Equally in alignment with Petrotrin’s policy (again, extensively covered in our Special Report) is LGO’s commitment to hire exclusively local staff, wherever in the world it operates, and to sustainable oil development. This is more than just complying with regulation – remember too, says Ritson that good business and good environmental practice go hand in hand. “We manage water carefully, cleaning it completely, not least because of the price of oil. No oil escapes back into the environment and the water returned is treated to be consistent with the creeks.” Wildlife, vegetation and air quality are similarly carefully managed. The small areas that do have to be cleared regenerate very quickly.

LGO financed its purchase of Goudron, and initial working capital, by raising £5 million on the public markets. More recently it has been using bridging finance, available on the revenue from 350 bpd being produced. “We have had to balance that with small amounts of equity to avoid the risk with short term finance that you end up borrowing to repay borrowings,” says Ritson. “The next step for us is long term finance.” With proven probable and possible (3P) reserves of 30 million barrels and established revenue this project is clearly debt financeable so the company is negotiating longer term lending to carry the project to the next stage. “The programme will become self-funding probably early next year but there are other things to do and certainly a water flood could be an attractive proposition, though an expensive investment to make.”
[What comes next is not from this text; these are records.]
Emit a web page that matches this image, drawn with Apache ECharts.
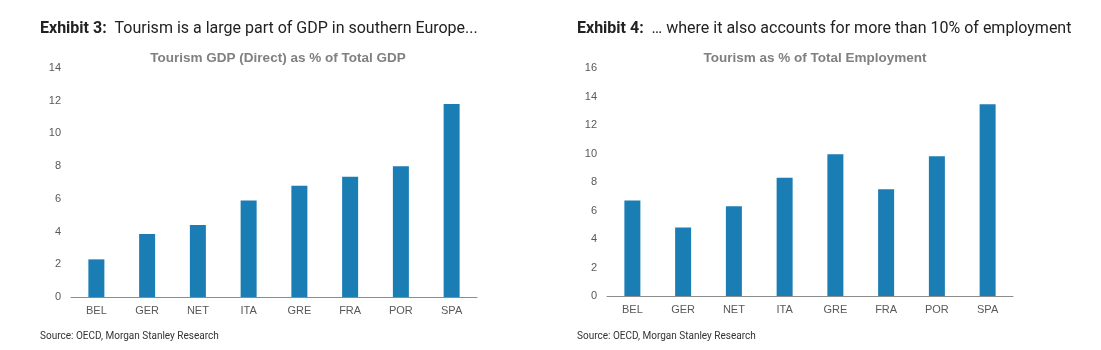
<!DOCTYPE html>
<html>
<head>
<meta charset="utf-8">
<script src="https://cdn.jsdelivr.net/npm/echarts@6/dist/echarts.min.js"></script>
<style>
  html, body { margin: 0; padding: 0; background: #fff; }
  #main { width: 1101px; height: 350px; }
</style>
</head>
<body>
<div id="main"></div>
<script>
// data
var countries = ['BEL', 'GER', 'NET', 'ITA', 'GRE', 'FRA', 'POR', 'SPA'];
var gdpShare = [2.3, 3.85, 4.4, 5.9, 6.8, 7.35, 8.0, 11.8];
var employmentShare = [6.7, 4.8, 6.3, 8.3, 9.95, 7.5, 9.8, 13.45];

var barColor = '#1a7db3';
var labelColor = '#595959';
var axisColor = '#8c8c8c';

function xAxisFor(idx) {
  return {
    type: 'category', gridIndex: idx, data: countries,
    axisLine: { lineStyle: { color: axisColor, width: 1 } },
    axisTick: { alignWithLabel: false, length: 5, lineStyle: { color: axisColor } },
    axisLabel: { color: labelColor, fontSize: 11, fontFamily: 'Liberation Sans', margin: 8 }
  };
}
function yAxisFor(idx, max) {
  return {
    type: 'value', gridIndex: idx, min: 0, max: max, interval: 2,
    axisLine: { show: false }, axisTick: { show: false },
    splitLine: { show: false },
    axisLabel: { color: labelColor, fontSize: 11, fontFamily: 'Liberation Sans', margin: 10 }
  };
}

var titleRich = {
  b: { fontFamily: 'Roboto', fontWeight: 'bold', fontSize: 16, color: '#222' },
  n: { fontFamily: 'Roboto', fontWeight: 'normal', fontSize: 16, color: '#222' }
};

var chart = echarts.init(document.getElementById('main'));
chart.setOption({
  backgroundColor: '#fff',
  animation: false,
  title: [
    { text: '{b|Exhibit 3:}{n|  Tourism is a large part of GDP in southern Europe...}', left: 35, top: 16, textStyle: { fontWeight: 'normal', rich: titleRich } },
    { text: '{b|Exhibit 4:}{n|  … where it also accounts for more than 10% of employment}', left: 572, top: 16, textStyle: { fontWeight: 'normal', rich: titleRich } },
    { text: 'Tourism GDP (Direct) as % of Total GDP', left: 273, top: 46, textAlign: 'center',
      textStyle: { fontFamily: 'Liberation Sans', fontWeight: 'bold', fontSize: 13.5, color: '#808080' } },
    { text: 'Tourism as % of Total Employment', left: 810, top: 46, textAlign: 'center',
      textStyle: { fontFamily: 'Liberation Sans', fontWeight: 'bold', fontSize: 13.5, color: '#808080' } },
    { text: 'Source: OECD, Morgan Stanley Research', left: 35, top: 326,
      textStyle: { fontFamily: 'Roboto', fontWeight: 'normal', fontSize: 10, color: '#333' } },
    { text: 'Source: OECD, Morgan Stanley Research', left: 572, top: 326,
      textStyle: { fontFamily: 'Roboto', fontWeight: 'normal', fontSize: 10, color: '#333' } }
  ],
  grid: [
    { left: 71, right: 624, top: 68, bottom: 53 },
    { left: 607, right: 88, top: 68, bottom: 54 }
  ],
  xAxis: [xAxisFor(0), xAxisFor(1)],
  yAxis: [yAxisFor(0, 14), yAxisFor(1, 16)],
  series: [
    { type: 'bar', xAxisIndex: 0, yAxisIndex: 0, data: gdpShare, barWidth: 16,
      itemStyle: { color: barColor } },
    { type: 'bar', xAxisIndex: 1, yAxisIndex: 1, data: employmentShare, barWidth: 16,
      itemStyle: { color: barColor } }
  ]
});
</script>
</body>
</html>
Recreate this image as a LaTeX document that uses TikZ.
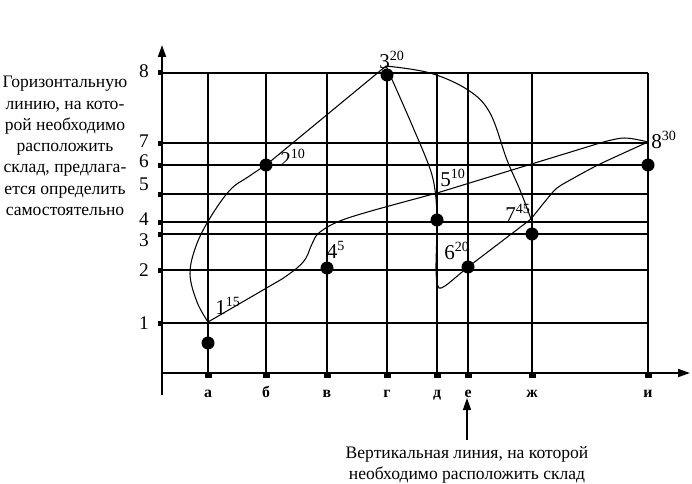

Looking further ahead, LGO wants to build on its experience and knowledge of Trinidad & Tobago and the deep relationships it has built to take up further opportunities here. With its track record so far the processes followed at Goudron can be replicated at least as fast elsewhere. “Our market cap last year was less than £20 million, now it is over £100 million. That means we have better access to institutional investors, lending banks and the like.” For now, though, the Goudron field will – not might – yield enough oil to make LGO a substantial gross profit by the end of this year.